教室の隅で友達と話しているとき、クラスのお調子者に勢いよくヒップアタックをされて気絶したり、転校初日の転校生に腹を殴られて泣いた。クラスの女子に「お前なら勝てる」と言われて掃除の時間に蹴られた。偽のラブレターを上履きに入れられた。筋肉がつかない代わりに爪を鍛えようと思って床に叩き続けた。学校が嫌になって仮病を使い、一ヶ月間学校を休んで復帰したとき、「レアポケモン」と同級生に言われた。たった1年でここまで嫌な思い出が作れる。

そんな自分だったが、一度だけバレンタインのチョコをもらったことがある。

ちょうど通い始めた塾で、明るく振る舞える自分を発見し、中学校に輸入し始めていたときだ。(自分の所属しているところが複数あるというのは、学校以外の自分を知るという意味でも重要だと思う。)

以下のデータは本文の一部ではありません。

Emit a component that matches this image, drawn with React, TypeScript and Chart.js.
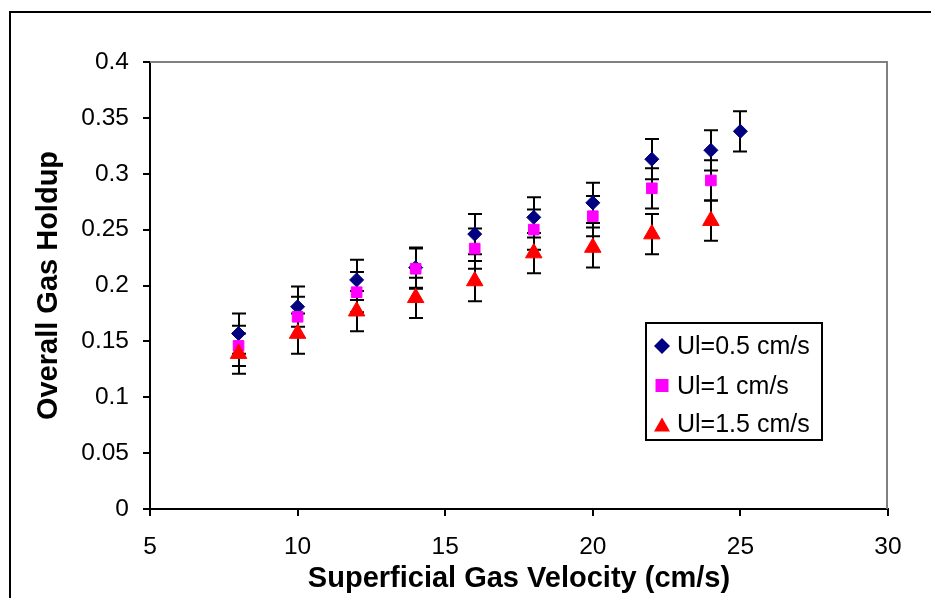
import React, { useEffect, useRef } from "react";
import { Chart, registerables } from "chart.js";

Chart.register(...registerables);

// ---- Data ----
const seriesLabels = ["Ul=0.5 cm/s", "Ul=1 cm/s", "Ul=1.5 cm/s"];

const velocity05 = [8, 10, 12, 14, 16, 18, 20, 22, 24, 25];
const holdup05 = [0.157, 0.181, 0.205, 0.216, 0.246, 0.261, 0.274, 0.313, 0.321, 0.338];
const error05 = [0.018, 0.018, 0.018, 0.018, 0.018, 0.018, 0.018, 0.018, 0.018, 0.018];

const velocity10 = [8, 10, 12, 14, 16, 18, 20, 22, 24];
const holdup10 = [0.146, 0.172, 0.194, 0.215, 0.233, 0.25, 0.262, 0.287, 0.294];
const error10 = [0.018, 0.018, 0.018, 0.018, 0.018, 0.018, 0.018, 0.018, 0.018];

const velocity15 = [8, 10, 12, 14, 16, 18, 20, 22, 24];
const holdup15 = [0.139, 0.157, 0.177, 0.189, 0.204, 0.229, 0.234, 0.246, 0.258];
const error15 = [0.018, 0.018, 0.018, 0.018, 0.018, 0.018, 0.018, 0.018, 0.018];

const xAxisTitle = "Superficial Gas Velocity (cm/s)";
const yAxisTitle = "Overall Gas Holdup";
const xMin = 5, xMax = 30, xStep = 5;
const yMin = 0, yMax = 0.4, yStep = 0.05;

const FONT = "'Liberation Sans', Arial, sans-serif";

const errorsBySeries = [error05, error10, error15];

const frameAndErrorPlugin = {
  id: "frameAndError",
  beforeDraw(chart: any) {
    const ctx = chart.ctx;
    ctx.save();
    ctx.fillStyle = "#ffffff";
    ctx.fillRect(0, 0, chart.width, chart.height);
    ctx.strokeStyle = "#000000";
    ctx.lineWidth = 2;
    ctx.beginPath();
    ctx.moveTo(10, chart.height);
    ctx.lineTo(10, 12);
    ctx.lineTo(chart.width, 12);
    ctx.stroke();
    ctx.restore();
  },
  beforeDatasetsDraw(chart: any) {
    const ctx = chart.ctx;
    const area = chart.chartArea;
    ctx.save();
    // gray plot-area border (top & right)
    ctx.strokeStyle = "#808080";
    ctx.lineWidth = 2;
    ctx.beginPath();
    ctx.moveTo(area.left, area.top);
    ctx.lineTo(area.right - 1, area.top);
    ctx.lineTo(area.right - 1, area.bottom);
    ctx.stroke();
    // error bars
    const xs = chart.scales.x;
    const ys = chart.scales.y;
    ctx.strokeStyle = "#000000";
    ctx.lineWidth = 2;
    chart.data.datasets.forEach((ds: any, i: number) => {
      const errs = errorsBySeries[i];
      ds.data.forEach((p: any, j: number) => {
        const e = errs[j];
        const px = Math.round(xs.getPixelForValue(p.x));
        const yTop = ys.getPixelForValue(p.y + e);
        const yBot = ys.getPixelForValue(p.y - e);
        ctx.beginPath();
        ctx.moveTo(px, yTop);
        ctx.lineTo(px, yBot);
        ctx.moveTo(px - 7, yTop);
        ctx.lineTo(px + 7, yTop);
        ctx.moveTo(px - 7, yBot);
        ctx.lineTo(px + 7, yBot);
        ctx.stroke();
      });
    });
    ctx.restore();
  },
  afterDraw(chart: any) {
    const ctx = chart.ctx;
    ctx.save();
    // legend box
    const bx = 646, by = 323, bw = 176, bh = 117;
    ctx.fillStyle = "#ffffff";
    ctx.fillRect(bx, by, bw, bh);
    ctx.strokeStyle = "#000000";
    ctx.lineWidth = 2;
    ctx.strokeRect(bx, by, bw, bh);
    const rows = [346, 386, 424.5];
    const mx = 662;
    chart.data.datasets.forEach((ds: any, i: number) => {
      const cy = rows[i];
      ctx.fillStyle = ds.backgroundColor;
      ctx.beginPath();
      if (ds.pointStyle === "rectRot") {
        ctx.moveTo(mx, cy - 8);
        ctx.lineTo(mx + 8, cy);
        ctx.lineTo(mx, cy + 8);
        ctx.lineTo(mx - 8, cy);
      } else if (ds.pointStyle === "rect") {
        ctx.rect(mx - 6.5, cy - 7, 13, 13);
      } else {
        ctx.moveTo(mx, cy - 7);
        ctx.lineTo(mx + 8, cy + 7);
        ctx.lineTo(mx - 8, cy + 7);
      }
      ctx.closePath();
      ctx.fill();
      ctx.fillStyle = "#000000";
      ctx.font = `25px ${FONT}`;
      ctx.textAlign = "left";
      ctx.textBaseline = "middle";
      ctx.fillText(ds.label, 677, cy + 1);
    });
    ctx.restore();
  },
};

export default function App() {
  const canvasRef = useRef<HTMLCanvasElement | null>(null);

  useEffect(() => {
    const canvas = canvasRef.current;
    if (!canvas) return;
    const toPoints = (xs: number[], ys: number[]) => xs.map((x, i) => ({ x, y: ys[i] }));
    const chart = new Chart(canvas, {
      type: "scatter",
      data: {
        datasets: [
          {
            label: seriesLabels[0],
            data: toPoints(velocity05, holdup05),
            pointStyle: "rectRot",
            pointRadius: 7,
            borderWidth: 1,
            backgroundColor: "#000080",
            borderColor: "#000080",
            order: 3,
          },
          {
            label: seriesLabels[1],
            data: toPoints(velocity10, holdup10),
            pointStyle: "rect",
            pointRadius: 7.5,
            borderWidth: 1,
            backgroundColor: "#FF00FF",
            borderColor: "#FF00FF",
            order: 2,
          },
          {
            label: seriesLabels[2],
            data: toPoints(velocity15, holdup15),
            pointStyle: "triangle",
            pointRadius: 9.5,
            borderWidth: 1,
            backgroundColor: "#FF0000",
            borderColor: "#FF0000",
            order: 1,
          },
        ] as any,
      },
      options: {
        animation: false,
        responsive: false,
        devicePixelRatio: 1,
        layout: { padding: { top: 62, right: 43, bottom: 0, left: 0 } },
        plugins: {
          legend: { display: false },
          tooltip: { enabled: false },
        },
        scales: {
          x: {
            type: "linear",
            min: xMin,
            max: xMax,
            afterFit: (scale: any) => {
              scale.height = 89;
            },
            ticks: {
              stepSize: xStep,
              color: "#000000",
              font: { family: FONT, size: 24.5 },
              padding: 17,
              maxRotation: 0,
            },
            grid: {
              display: true,
              drawOnChartArea: false,
              drawTicks: true,
              tickLength: 7,
              color: "#000000",
              lineWidth: 2,
            },
            border: { display: true, color: "#000000", width: 2 },
            title: {
              display: true,
              text: xAxisTitle,
              color: "#000000",
              font: { family: FONT, size: 29, weight: "bold" },
              padding: { top: 0, bottom: 1.5 },
            },
          },
          y: {
            type: "linear",
            min: yMin,
            max: yMax,
            afterFit: (scale: any) => {
              scale.width = 150;
            },
            ticks: {
              stepSize: yStep,
              color: "#000000",
              font: { family: FONT, size: 24.5 },
              padding: 14,
              callback: (v: any) => String(Number(Number(v).toFixed(2))),
            },
            grid: {
              display: true,
              drawOnChartArea: false,
              drawTicks: true,
              tickLength: 7,
              color: "#000000",
              lineWidth: 2,
            },
            border: { display: true, color: "#000000", width: 2 },
            title: {
              display: true,
              text: yAxisTitle,
              color: "#000000",
              font: { family: FONT, size: 29, weight: "bold" },
              padding: { top: 31.5, bottom: 0 },
            },
          },
        },
      } as any,
      plugins: [frameAndErrorPlugin],
    });
    return () => chart.destroy();
  }, []);

  return (
    <div style={{ position: "absolute", left: 0, top: 0, width: 931, height: 598, background: "#fff" }}>
      <canvas ref={canvasRef} width={931} height={598} style={{ display: "block" }} />
    </div>
  );
}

掃除の時間に、吉幾三の43枚目のシングル「Dream」(住み慣れた〜我が家を〜という歌詞の当時よく流れいたCMの元曲)を熱唱していると、同じ班の女子から「なんでフルで歌えるの?」と話しかけられた。

当時の自分は、友達が興味なさそうなものに詳しくなろうと思って、誰も持ってなさそうなCDを地元のワンダーグーで買ったり、図書館で借りていた。

「CD持ってるから」と答えたら「え、妹がその歌好きだから貸してよ」と言われ貸すことになった。

数日後、バレンタインデーの日、男子のほとんどがソワソワしていた。

CDを貸したその女子に急に話しかけられた。手には明らかに袋を持っている。その日ばかりはクラスメイトの視線を凄い感じた。

「なんでこんな(泣き虫な)やつが!」みんな心の中でそう思っただろう。

袋を渡されながら、「これ、妹が作ったやつだから!」と言われチョコをもらった。いや、いただいた。学生生活でその妹さんと会うことはなかったけど、その日はDreamを大声で歌いながらチャリで爆走して帰った。

そんな自分も去年中古マンションを購入し、リフォームして家族と住んでいる。レコードプレイヤーにスイッチを入れ、針を落とす。ボリュームを0にしてから、iPhoneで吉幾三のDreamを流す。

あのときのチョコの味と、まだ見たことがない友達の妹さんを思い出そうとする。

この街で一番素敵に過ごしたい。